Ms. Woods established a prima facie case for indecency because the alleged remarks, taken together, void any reliance on the rule that "occasional" indecent remarks violate nothing. It seems the Bureau broke up a single harassing episode into two vulgar remarks, a single, patently offensive remark and a demeaning, personal attack to avoid finding an actionable complaint let alone a violation. Unfortunately, this Commission has erected so many barriers to complaints from the public that our indecency enforcement program is rendered ineffective, as this case demonstrates. Its time for the Commission to begin taking indecency cases seriously again.

# # #

1. See Letter Complaint.

2. See Letter Complaint.

3. See Bureau Letter Dismissing Complaint at 2.
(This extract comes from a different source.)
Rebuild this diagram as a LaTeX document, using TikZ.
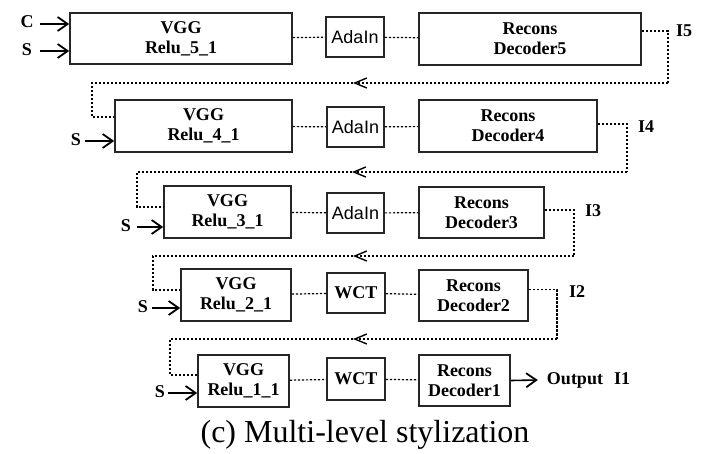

4. See 18 U.S.C. 1464; Communications Act, 503(b)(1)(D); The FCC may impose civil penalties because the statutes authorizing civil penalties incorporate 1464, a criminal statute. See 47 U.S.C. 312(a)(6), 312(b)(2), and 503(b)(1)(E) (1970 Supp. V).

5. See Enforcement of Prohibitions Against Broadcast Indecency, 8 FCC Rcd 704, n. 10 (1993). The Commission's jurisprudence does not indicate whether the "patently offensive" and "indecent" determinations should be made with respect to the broadcast community's vision of what is necessary to protect minors or the sensibilities of the broadcast community as an adult whole.

6. See, e.g., Infinity Broadcasting Corp., 3 FCC Rcd 930, 931-32 (1987), aff'd in part, vacated in part on other grounds, remanded sub nom. Act I, 852 F.2d 1332 (D.C. Cir. 1988).

7. FCC v. Pacifica, 438 U.S.726, 748 (1978).


8 See Chaplinsky v. New Hampshire, 315 U.S. 568, 571-72 (1942).

9. See Cohen v. California, 403 U.S. 15, 21-22 (1971).

10. See Sable Communications of Cal., Inc. v. FCC, 492 U.S. 115, 128 (1989).

11. See e.g. International Society for Krishna Consciousness v. Lee, 505 U.S. 672, 684 (1992) (finding that "face-to-face solicitation presents risks of duress that are an appropriate target of regulation").

12. See Alabama Code, 1975 13A-11-8.

13. See Complaint Letter.

14. Hishon v. King & Spalding, 467 U.S. 69, 73 (1984); citing Conley v. Gibson, 355 U.S. 41, 45-46 (1957) (discussing Federal Rule of Civil Procedure 12(b)(6)).